Thursday, November 29, 2012 - 9:40pm

LSU students and faculty got a chance to weigh in on the upcoming reorganization of the LSU System.

The plan, which would bring all ten institutions under a single president, has drawn lots of criticism from faculty and students, who are worried about what it would cost and how it would improve Louisiana's education.

That is why LSU Interim President Dr. William Jenkins is holding a series of town hall meetings at each campus.

Jenkins said part of his goal was to dispel the notion that the board of supervisors had already come to a final decision about how it will restructure.

"If we move without inclusion," Jenkins said, "we will fail. And we've got one shot at this, just one shot."

Rather than for Jenkins to explain what might happen, he said, "much, much, much more importantly is for you to tell me, to tell us, for you to tell us what you think. What you think, if it's a good or a bad idea."

More than 100 people, mainly faculty members, attended Thursday's town hall. Most were concerned about the restructuring, because they did not think they had enough information about it.

"It is a serious problem at LSU that we don't have adequate mechanisms, I won't even call it transparency, with regards to communication," said Kevin Cope, the university's faculty senate president.

For some of the faculty members who spoke, fear of change was evident.

"We have to ask, 'why is it that the system evolved as it did?' It did so for a reason," Cope said.

But even those who embraced the plan said it would not make much difference unless the university hired additional professors.

"If there's not some kind of impetus for increasing the number of positions to make this thing work as the board lays this out, I honestly don't know how we can do it," said Robert Doolos, LSU's registrar.

"Ultimately, I think that it's funding that's the major issue," Cope agreed. "That is, we would not have to make these radical reductions, and with that make structural adjustments had the state and had the people of the state decided to vote in favor of the funding of education."

But they all seemed to accept that change is coming to their campus.

"Remember why we're here and what brings us here," urged Dr.
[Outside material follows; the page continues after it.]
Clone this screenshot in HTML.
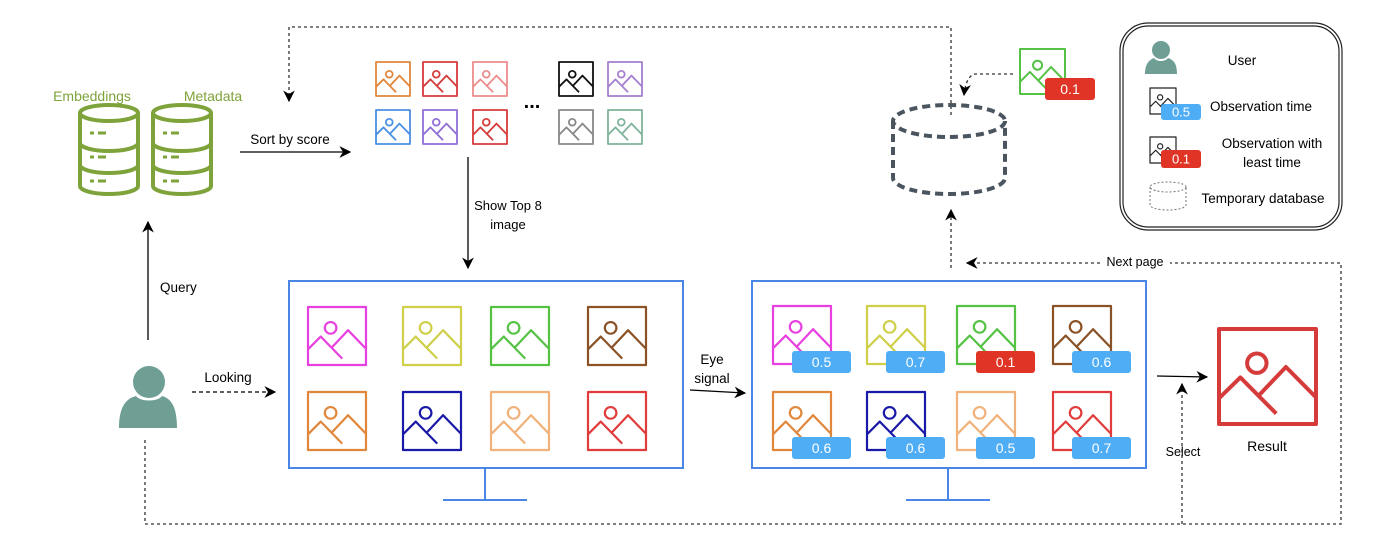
<!DOCTYPE html>
<html><head><meta charset="utf-8"><style>
html,body{margin:0;padding:0;background:#fff;}
svg{display:block;font-family:"Liberation Sans",sans-serif;}
</style></head><body>
<svg id="s" width="1400" height="554" viewBox="0 0 1400 554" xmlns="http://www.w3.org/2000/svg">
<defs>
<marker id="ah" viewBox="0 0 10 10" refX="9" refY="5" markerWidth="9" markerHeight="9" orient="auto"><path d="M0,0 L10,5 L0,10 L3,5 z" fill="#000"/></marker>
</defs>
<g id="db"></g>
<text x="92" y="101" font-size="14" fill="#7ea33a" text-anchor="middle">Embeddings</text>
<text x="213" y="101" font-size="14" fill="#7ea33a" text-anchor="middle">Metadata</text>

<line x1="240" y1="152" x2="350" y2="152" stroke="#000" stroke-width="1.3" marker-end="url(#ah)"/>
<text x="290" y="144" font-size="13.5" text-anchor="middle">Sort by score</text>

<path d="M951,115 V27 H289 V101" fill="none" stroke="#333" stroke-width="1.3" stroke-dasharray="3,3" marker-end="url(#ah)"/>
<g id="topgrid"></g>
<text x="532" y="108" font-size="20" font-weight="bold" text-anchor="middle">...</text>

<line x1="468" y1="157" x2="468" y2="268" stroke="#000" stroke-width="1.3" marker-end="url(#ah)"/>
<text x="508" y="210" font-size="13" text-anchor="middle">Show Top 8</text>
<text x="508" y="229" font-size="13" text-anchor="middle">image</text>

<line x1="148" y1="340" x2="148" y2="222" stroke="#000" stroke-width="1.3" marker-end="url(#ah)"/>
<text x="160" y="292" font-size="13.5">Query</text>

<g fill="#6f9e95"><circle cx="149" cy="382" r="16"/><path d="M119,428 C119,410 124,399 136,396 C140,402 158,402 162,396 C173,399 177,410 177,428 Z"/></g>

<line x1="192" y1="392" x2="275" y2="392" stroke="#000" stroke-width="1.3" stroke-dasharray="4,3" marker-end="url(#ah)"/>
<text x="228" y="382" font-size="13.5" text-anchor="middle">Looking</text>

<g><rect x="289" y="281" width="394" height="187" fill="none" stroke="#4a86e8" stroke-width="2"/><path d="M485,468 V500 M443,500 H527" stroke="#4a86e8" stroke-width="2"/></g>
<g><rect x="752" y="281" width="394" height="187" fill="none" stroke="#4a86e8" stroke-width="2"/><path d="M948,468 V500 M906,500 H990" stroke="#4a86e8" stroke-width="2"/></g>
<g id="mon1"></g>
<g id="mon2"></g>

<text x="712" y="364" font-size="13.5" text-anchor="middle">Eye</text>
<text x="712" y="383" font-size="13.5" text-anchor="middle">signal</text>
<line x1="690" y1="390" x2="745" y2="393" stroke="#000" stroke-width="1.3" marker-end="url(#ah)"/>

<path d="M145,440 V524 H1341 V263 H967" fill="none" stroke="#333" stroke-width="1.3" stroke-dasharray="3,3" marker-end="url(#ah)"/>
<rect x="1100" y="254" width="70" height="16" fill="#fff"/>
<text x="1135" y="266" font-size="12.5" text-anchor="middle">Next page</text>
<line x1="951" y1="268" x2="951" y2="210" stroke="#333" stroke-width="1.3" stroke-dasharray="3,3" marker-end="url(#ah)"/>

<line x1="1157" y1="376" x2="1207" y2="377" stroke="#000" stroke-width="1.3" marker-end="url(#ah)"/>
<line x1="1182" y1="524" x2="1182" y2="384" stroke="#333" stroke-width="1.3" stroke-dasharray="3,3" marker-end="url(#ah)"/>
<text x="1183" y="456" font-size="12.5" text-anchor="middle">Select</text>
<g id="result"></g>
<text x="1267" y="451" font-size="14" text-anchor="middle">Result</text>

<g fill="none" stroke="#4a5560" stroke-width="4" stroke-dasharray="8,5">
<ellipse cx="949" cy="121" rx="56" ry="16"/><path d="M893,121 V178 A56,16 0 0 0 1005,178 V121"/></g>
<path d="M1013,74 H975 Q966,76 964,95" fill="none" stroke="#333" stroke-width="1.3" stroke-dasharray="3,3" marker-end="url(#ah)"/>
<g id="evict"></g>

<g>
<rect x="1120" y="23" width="222" height="207" rx="28" fill="none" stroke="#222" stroke-width="1.2"/>
<rect x="1123" y="26" width="216" height="201" rx="25" fill="none" stroke="#222" stroke-width="1.2"/>
<g fill="#6f9e95"><circle cx="1161" cy="50" r="9"/><path d="M1145,74 C1145,64 1149,60 1154,58 C1157,62 1165,62 1168,58 C1174,60 1177,64 1177,74 Z"/></g>
<text x="1242" y="65" font-size="13.5" text-anchor="middle">User</text>
<g id="leg"></g>
<text x="1210" y="111" font-size="13.5">Observation time</text>
<text x="1272" y="148" font-size="13.5" text-anchor="middle">Observation with</text>
<text x="1272" y="167" font-size="13.5" text-anchor="middle">least time</text>
<g fill="none" stroke="#777" stroke-width="1" stroke-dasharray="2,2"><ellipse cx="1168" cy="187" rx="18" ry="5"/><path d="M1150,187 V205 A18,5 0 0 0 1186,205 V187"/></g>
<text x="1263" y="203" font-size="13.5" text-anchor="middle">Temporary database</text>
</g>
</svg>
<script>
const topColors=["#e0873c","#d63b3b","#ec8c8c","#111111","#a57fcf","#4a90e2","#8e6fd6","#d63b3b","#888888","#7fb49a"];
const monColors=["#e83fe0","#cfcf4a","#55c246","#8a5226","#e0873c","#1a1aa8","#f0b27a","#e03c3c"];
const scores=[0.5,0.7,0.1,0.6,0.6,0.6,0.5,0.7];
const NS="http://www.w3.org/2000/svg";
function el(t,a,p){const e=document.createElementNS(NS,t);for(const k in a)e.setAttribute(k,a[k]);p.appendChild(e);return e;}
function icon(p,x,y,w,h,c,sw){
  const g=el('g',{fill:'none',stroke:c,'stroke-width':sw,'stroke-linejoin':'round'},p);
  
  
  el('rect',{x:x,y:y,width:w,height:h},g);
  el('circle',{cx:x+0.39*w,cy:y+0.36*h,r:0.1*w},g);
  el('polyline',{points:`${x},${y+0.73*h} ${x+0.22*w},${y+0.51*h} ${x+0.59*w},${y+0.89*h}`},g);
  el('polyline',{points:`${x+0.4*w},${y+0.71*h} ${x+0.69*w},${y+0.4*h} ${x+w},${y+0.72*h}`},g);
}
function badge(p,x,y,w,h,v,red,fs){
  const r=el('rect',{x:x,y:y,width:w,height:h,rx:3,fill:red?'#e03426':'#4fadf5'},p);
  
  
  const t=el('text',{x:x+w/2,y:y+h/2+fs*0.36,'font-size':fs,fill:'#fff','text-anchor':'middle'},p);
  t.textContent=v;
}
// databases
const db=document.getElementById('db');
[80,153].forEach(x=>{
  const g=el('g',{fill:'none',stroke:'#7ea33a','stroke-width':4},db);
  
  
  const w=58,cx=x+w/2;
  el('ellipse',{cx:cx,cy:113,rx:w/2,ry:8},g);
  el('path',{d:`M${x},113 V186 A${w/2},8 0 0 0 ${x+w},186 V113`},g);
  el('path',{d:`M${x},143 A${w/2},8 0 0 0 ${x+w},143 M${x},165 A${w/2},8 0 0 0 ${x+w},165`},g);
  [133,157,181].forEach(y=>el('path',{d:`M${x+10},${y} h4 M${x+18},${y} h8`,'stroke-width':3},g));
});
// top grid
const tg=document.getElementById('topgrid');
const tx=[376,423,473,559,608];
topColors.forEach((c,i)=>icon(tg,tx[i%5],i<5?62:110,34,34,c,1.8));
// monitor 1
const m1=document.getElementById('mon1');
const m1x=[308,403,491,588];
monColors.forEach((c,i)=>icon(m1,m1x[i%4],i<4?307:392,58,58,c,2.2));
// monitor 2
const m2=document.getElementById('mon2');
const m2x=[773,867,957,1053];
const minS=Math.min(...scores);
monColors.forEach((c,i)=>{
  const x=m2x[i%4],y=i<4?306:392;
  icon(m2,x,y,58,58,c,2.2);
  badge(m2,x+19,y+45,59,22,scores[i].toFixed(1),scores[i]===minS,14);
});
// result
icon(document.getElementById('result'),1219,329,97,95,'#d63b3b',4);
// evicted
const ev=document.getElementById('evict');
icon(ev,1020,49,45,45,'#55c246',2);
badge(ev,1045,78,50,22,minS.toFixed(1),true,14);
// legend icons
const lg=document.getElementById('leg');
icon(lg,1150,88,26,26,'#222',1.2);
badge(lg,1161,104,40,16,'0.5',false,13);
icon(lg,1150,137,26,26,'#222',1.2);
badge(lg,1161,150,40,18,'0.1',true,13);
</script>
</body></html>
K.C. White, Dean of Students, to her colleagues, "and why LSU is such an excellent institution, and I believe our best years are ahead of us."

Thursday's was the fourth of ten meetings Jenkins has scheduled. He said similar issues have come to the fore at each stop, but that each campus has unique challenges to overcome in the reorganization.

"(LSU-Eunice) is a two-year college, and where are they going to fit? Law is concerned about its autonomy, (LSU-Alexandria) is a hybrid at the moment, but is in a vulnerable position," he said.

Cope thought the town hall meeting was a good idea, but he doubted its effectiveness.

"It was certainly a goodwill effort on the part of President Jenkins," he said, "and to step forward as far as faculty engagement goes. However, it was abundantly clear that the supervisors are proceeding in their project without adequate detail."